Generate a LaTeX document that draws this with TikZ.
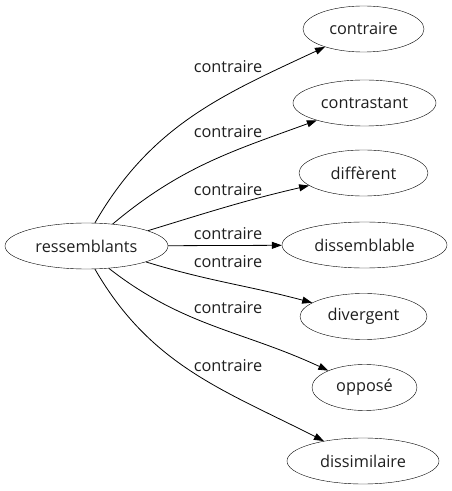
\documentclass[tikz,border=0pt]{standalone}
\usepackage{fontspec}
\setmainfont{Open Sans}
\usetikzlibrary{shapes.geometric,arrows.meta}
\tikzset{
  word/.style={ellipse, draw, inner sep=0pt, minimum height=46pt, text=black!88, font=\fontsize{16.3}{19}\selectfont},
  rel/.style={text=black!88, inner sep=0pt, font=\fontsize{16.3}{19}\selectfont},
  arc/.style={line width=0.8pt, -{Triangle[length=10pt,width=7pt]}}
}
\begin{document}
\begin{tikzpicture}[x=1pt,y=1pt]
\useasboundingbox (0,0) rectangle (451,491);
% words
\node[word, minimum width=163pt] (src) at (86.5,245) {ressemblants};
\node[word, minimum width=121pt] (w1) at (363.5,462) {contraire};
\node[word, minimum width=143pt] (w2) at (364.5,388) {contrastant};
\node[word, minimum width=129pt] (w3) at (363.5,318) {diffèrent};
\node[word, minimum width=165pt] (w4) at (364.5,246) {dissemblable};
\node[word, minimum width=127pt] (w5) at (363.5,174.5) {divergent};
\node[word, minimum width=105pt] (w6) at (364.5,103.5) {opposé};
\node[word, minimum width=152pt] (w7) at (363,30) {dissimilaire};
% relation labels
\node[rel] (r1) at (228,424) {contraire};
\node[rel] (r2) at (228,359.5) {contraire};
\node[rel] (r3) at (228,301.5) {contraire};
\node[rel] (r4) at (228,257) {contraire};
\node[rel] (r5) at (228,229.5) {contraire};
\node[rel] (r6) at (228,183.5) {contraire};
\node[rel] (r7) at (228,125.5) {contraire};
% edges
\draw[arc] (src.70) to[out=60,in=205] (w1);
\draw[arc] (src.40) to[out=40,in=200] (w2);
\draw[arc] (src.14) to[out=17,in=193] (w3);
\draw[arc] (src) -- (w4);
\draw[arc] (src.-15) to[out=-17,in=165] (w5);
\draw[arc] (src.-45) to[out=-38,in=155] (w6);
\draw[arc] (src.-70) to[out=-60,in=153] (w7);
\end{tikzpicture}
\end{document}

------------------------------------------------------------------------

PROMPT => Copy out every line of the material above exactly, skipping the pictures.

SOLVED EXERCISE =>
Generate a LaTeX document that draws this with TikZ.
\documentclass[tikz,border=0pt]{standalone}
\usepackage{fontspec}
\setmainfont{Open Sans}
\usetikzlibrary{shapes.geometric,arrows.meta}
\tikzset{
  word/.style={ellipse, draw, inner sep=0pt, minimum height=46pt, text=black!88, font=\fontsize{16.3}{19}\selectfont},
  rel/.style={text=black!88, inner sep=0pt, font=\fontsize{16.3}{19}\selectfont},
  arc/.style={line width=0.8pt, -{Triangle[length=10pt,width=7pt]}}
}
\begin{document}
\begin{tikzpicture}[x=1pt,y=1pt]
\useasboundingbox (0,0) rectangle (451,491);
% words
\node[word, minimum width=163pt] (src) at (86.5,245) {ressemblants};
\node[word, minimum width=121pt] (w1) at (363.5,462) {contraire};
\node[word, minimum width=143pt] (w2) at (364.5,388) {contrastant};
\node[word, minimum width=129pt] (w3) at (363.5,318) {diffèrent};
\node[word, minimum width=165pt] (w4) at (364.5,246) {dissemblable};
\node[word, minimum width=127pt] (w5) at (363.5,174.5) {divergent};
\node[word, minimum width=105pt] (w6) at (364.5,103.5) {opposé};
\node[word, minimum width=152pt] (w7) at (363,30) {dissimilaire};
% relation labels
\node[rel] (r1) at (228,424) {contraire};
\node[rel] (r2) at (228,359.5) {contraire};
\node[rel] (r3) at (228,301.5) {contraire};
\node[rel] (r4) at (228,257) {contraire};
\node[rel] (r5) at (228,229.5) {contraire};
\node[rel] (r6) at (228,183.5) {contraire};
\node[rel] (r7) at (228,125.5) {contraire};
% edges
\draw[arc] (src.70) to[out=60,in=205] (w1);
\draw[arc] (src.40) to[out=40,in=200] (w2);
\draw[arc] (src.14) to[out=17,in=193] (w3);
\draw[arc] (src) -- (w4);
\draw[arc] (src.-15) to[out=-17,in=165] (w5);
\draw[arc] (src.-45) to[out=-38,in=155] (w6);
\draw[arc] (src.-70) to[out=-60,in=153] (w7);
\end{tikzpicture}
\end{document}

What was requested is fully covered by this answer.